Chez les mères porteuses d’une alloimmunisation anti-érythrocytaire, l’allaitement maternel doit être considéré comme une source continue d’exposition de l’enfant à ces anticorps. Leur présence doit être recherchée. L’arrêt de l’allaitement doit être considéré au regard de ses bénéfices (dans deux des trois cas rapportés, il avait été poursuivi). Les auteurs abordent également la question des banques de lait et des donneuses de lait du point de vue de ces anticorps anti-érythrocytaires (transfert d’anticorps IgG et maladie hémolytique passive) en soulignant que le lait est administré notamment à des enfants prématurés en soins intensifs en vue d’obtenir une protection immunologique de ces patients vulnérables.
Echanges plasmatique et management des pathologies auto-immunes
Les pathologies auto-immunes sont très nombreuses et peuvent atteindre une grande variété d’organes. Si la connaissance des mécanismes de ces pathologies et leur prise en charge thérapeutique ont significativement progressé, l’échange plasmatique thérapeutique conserve une place très importante dans leur traitement. Dans une récente revue, Zanetta et al. (The role of plasma exchange in the management of autoimmune disorders. British Journal of Haematology 2019;186:207-219) apportent une vue sur l’état actuel de cette place.

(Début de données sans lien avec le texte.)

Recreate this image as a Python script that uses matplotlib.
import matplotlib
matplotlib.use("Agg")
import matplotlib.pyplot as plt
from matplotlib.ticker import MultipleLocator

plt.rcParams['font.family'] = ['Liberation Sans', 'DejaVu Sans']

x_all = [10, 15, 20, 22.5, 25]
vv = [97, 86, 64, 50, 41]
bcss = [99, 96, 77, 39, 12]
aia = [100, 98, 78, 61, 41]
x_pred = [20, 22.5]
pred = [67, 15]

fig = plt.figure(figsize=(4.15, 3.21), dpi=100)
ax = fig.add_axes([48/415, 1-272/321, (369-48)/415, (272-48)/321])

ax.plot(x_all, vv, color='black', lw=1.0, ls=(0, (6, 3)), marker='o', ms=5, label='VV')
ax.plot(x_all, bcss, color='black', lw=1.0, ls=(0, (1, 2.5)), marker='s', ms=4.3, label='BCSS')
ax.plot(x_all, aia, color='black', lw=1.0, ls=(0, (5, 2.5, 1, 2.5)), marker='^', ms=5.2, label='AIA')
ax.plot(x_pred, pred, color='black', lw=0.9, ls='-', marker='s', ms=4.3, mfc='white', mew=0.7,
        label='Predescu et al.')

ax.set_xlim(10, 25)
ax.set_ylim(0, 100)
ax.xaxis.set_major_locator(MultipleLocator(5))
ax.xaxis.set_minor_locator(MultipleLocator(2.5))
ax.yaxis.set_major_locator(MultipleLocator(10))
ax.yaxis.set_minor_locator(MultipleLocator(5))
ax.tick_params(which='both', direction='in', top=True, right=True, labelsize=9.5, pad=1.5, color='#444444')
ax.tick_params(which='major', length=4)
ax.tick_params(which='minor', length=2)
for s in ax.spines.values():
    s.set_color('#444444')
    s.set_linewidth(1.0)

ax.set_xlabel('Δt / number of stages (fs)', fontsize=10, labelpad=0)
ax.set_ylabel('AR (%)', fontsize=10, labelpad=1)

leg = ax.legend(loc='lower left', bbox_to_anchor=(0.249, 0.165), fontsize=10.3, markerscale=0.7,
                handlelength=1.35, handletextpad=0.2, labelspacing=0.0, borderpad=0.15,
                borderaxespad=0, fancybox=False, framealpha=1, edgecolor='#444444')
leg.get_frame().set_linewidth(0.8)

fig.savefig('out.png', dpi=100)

Les auteurs rappellent les mécanismes d’action des échanges plasmatiques qui sont nombreux : épuration des anticorps et des complexes immuns, sensibilisation des cellules productrices d’anticorps aux immunosuppresseurs et à la chimiothérapie, épuration de cytokines et de molécules d’adhésion, remplacement de molécules plasmatiques manquantes, modification du ratio des cellules T helper (Th1/Th2).

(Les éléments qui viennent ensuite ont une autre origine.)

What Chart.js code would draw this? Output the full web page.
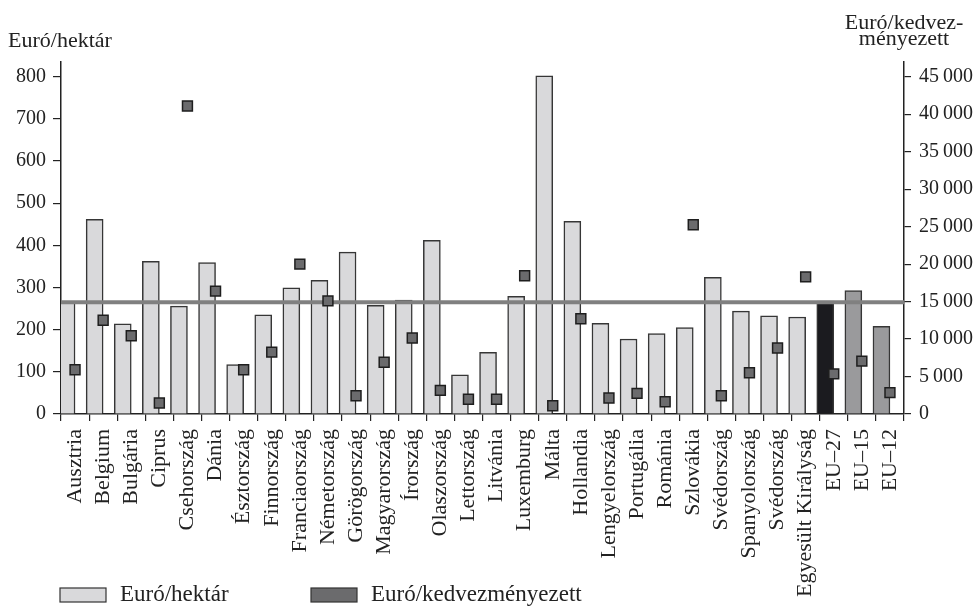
<!DOCTYPE html>
<html>
<head>
<meta charset="utf-8">
<script src="https://cdn.jsdelivr.net/npm/chart.js@4"></script>
<style>
  html, body { margin: 0; padding: 0; background: #ffffff; }
  #wrap { width: 977px; height: 606px; position: relative; }
</style>
</head>
<body>
<div id="wrap"><canvas id="c" width="977" height="606"></canvas></div>
<script>
// ---- data ----
const categories = ["Ausztria","Belgium","Bulgária","Ciprus","Csehország","Dánia","Észtország","Finnország","Franciaország","Németország","Görögország","Magyarország","Írország","Olaszország","Lettország","Litvánia","Luxemburg","Málta","Hollandia","Lengyelország","Portugália","Románia","Szlovákia","Svédország","Spanyolország","Svédország","Egyesült Királyság","EU–27","EU–15","EU–12"];
const euroPerHectare = [266,462,214,362,256,359,117,235,299,317,384,258,270,412,93,146,279,802,457,215,178,191,205,324,244,233,230,268,293,208];
const euroPerBeneficiary = [5900,12500,10450,1470,41100,16400,5900,8250,20000,15100,2440,6900,10150,3150,1960,1960,18450,1100,12700,2130,2750,1640,25250,2440,5500,8800,18300,5350,7050,2850];
const euAverageHectare = 265;
const leftTicks = [0,100,200,300,400,500,600,700,800];
const rightTicks = [0,5000,10000,15000,20000,25000,30000,35000,40000,45000];
const titleLeft = "Euró/hektár";
const titleRight = ["Euró/kedvez-","ményezett"];
const legendLabels = ["Euró/hektár","Euró/kedvezményezett"];

const FONT = "'Liberation Serif', 'Times New Roman', serif";
const INK = "#222222";
const barFills = categories.map(c => c === "EU–27" ? "#1b1b1f" : (c === "EU–15" || c === "EU–12") ? "#9a9a9c" : "#d9d9db");
const markerFill = "#6b6b6d";

function fmtSpace(v) {
  return String(v).replace(/\B(?=(\d{3})+(?!\d))/g, "\u2009");
}

const overlay = {
  id: 'overlay',
  afterDraw(chart) {
    const ctx = chart.ctx;
    ctx.save();
    ctx.fillStyle = INK;
    ctx.font = "22px " + FONT;
    ctx.textBaseline = "alphabetic";
    ctx.textAlign = "left";
    ctx.fillText(titleLeft, 8, 47);
    ctx.textAlign = "center";
    const rx = chart.scales.y1.left;
    ctx.fillText(titleRight[0], rx, 29);
    ctx.fillText(titleRight[1], rx, 45);
    // legend
    const items = [
      {x: 60, fill: chart.data.datasets[0].backgroundColor[0], text: legendLabels[0]},
      {x: 311, fill: chart.data.datasets[2].backgroundColor, text: legendLabels[1]}
    ];
    ctx.font = "23px " + FONT;
    ctx.textAlign = "left";
    items.forEach(it => {
      ctx.fillStyle = it.fill;
      ctx.fillRect(it.x, 588, 46, 14);
      ctx.strokeStyle = "#333";
      ctx.lineWidth = 1.2;
      ctx.strokeRect(it.x, 588, 46, 14);
      ctx.fillStyle = INK;
      ctx.fillText(it.text, it.x + 60, 601);
    });
    ctx.restore();
  }
};

new Chart(document.getElementById('c'), {
  data: {
    labels: categories,
    datasets: [
      {
        type: 'bar',
        label: legendLabels[0],
        data: euroPerHectare,
        backgroundColor: barFills,
        borderColor: "#363636",
        borderWidth: 1.5,
        borderSkipped: 'bottom',
        barThickness: 17,
        xAxisID: 'x',
        yAxisID: 'y',
        order: 3
      },
      {
        type: 'line',
        label: 'EU átlag',
        data: [{x: 0, y: euAverageHectare}, {x: 1, y: euAverageHectare}],
        borderColor: "#808080",
        borderWidth: 4,
        pointRadius: 0,
        xAxisID: 'xLine',
        yAxisID: 'y',
        order: 2
      },
      {
        type: 'line',
        label: legendLabels[1],
        data: euroPerBeneficiary,
        showLine: false,
        pointStyle: 'rect',
        pointRadius: 7,
        backgroundColor: markerFill,
        borderColor: "#1e1e1e",
        borderWidth: 1.5,
        xAxisID: 'x',
        yAxisID: 'y1',
        order: 1
      }
    ]
  },
  options: {
    responsive: false,
    animation: false,
    events: [],
    layout: { padding: { top: 62, left: 0, right: 0, bottom: 0 } },
    plugins: { legend: { display: false }, tooltip: { enabled: false } },
    scales: {
      x: {
        type: 'category',
        offset: true,
        grid: { display: true, offset: true, drawOnChartArea: false, drawTicks: true, tickLength: 7, color: INK, lineWidth: 1.2 },
        border: { display: true, color: INK, width: 1.5 },
        ticks: { autoSkip: false, minRotation: 90, maxRotation: 90, padding: 8, color: INK, font: { family: FONT, size: 22 } },
        afterFit(s) { s.height = 192; }
      },
      xLine: {
        type: 'linear', display: false, min: 0, max: 1
      },
      y: {
        position: 'left',
        min: 0, max: 835,
        grid: { drawOnChartArea: false, drawTicks: true, tickLength: 8, color: INK, lineWidth: 1.2 },
        border: { display: true, color: INK, width: 1.5 },
        ticks: { padding: 7, color: INK, font: { family: FONT, size: 20 } },
        afterBuildTicks(s) { s.ticks = leftTicks.map(v => ({value: v})); },
        afterFit(s) { s.width = 61; }
      },
      y1: {
        position: 'right',
        min: 0, max: 835 * 56.25,
        grid: { drawOnChartArea: false, drawTicks: true, tickLength: 7, color: INK, lineWidth: 1.2 },
        border: { display: true, color: INK, width: 1.5 },
        ticks: { padding: 8, color: INK, font: { family: FONT, size: 20 }, callback: v => fmtSpace(v) },
        afterBuildTicks(s) { s.ticks = rightTicks.map(v => ({value: v})); },
        afterFit(s) { s.width = 73; }
      }
    }
  },
  plugins: [overlay]
});
</script>
</body>
</html>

L’utilisation des échanges plasmatiques dans les pathologies auto-immunes hématologiques est exposée en particulier dans le cadre des microangiopathies thrombotiques (MAT) (purpura thrombopénique thrombopathique, syndrome hémolytique urémique). Les autres pathologies auto-immunes dont l’anémie hémolytique auto-immune et le purpura thrombopénique auto-immun sont abordées. Enfin les auteurs détaillent l’emploi des échanges plasmatiques dans les pathologies non auto-immunes : vascularites, lupus érythémateux disséminé, …
Les auteurs concluent que l’échange plasmatique thérapeutique demeure un outil parfois crucial dans le traitement des pathologies auto-immunes notamment en phase aiguë, lorsqu’il existe une non réponse à la thérapeutique standard ou lorsqu’il n’est pas possible d’attendre la réponse des médicaments habituellement utilisés. Les équipes soignantes doivent être hautement qualifiées aux procédures d’aphérèse et disponibles à tout moment.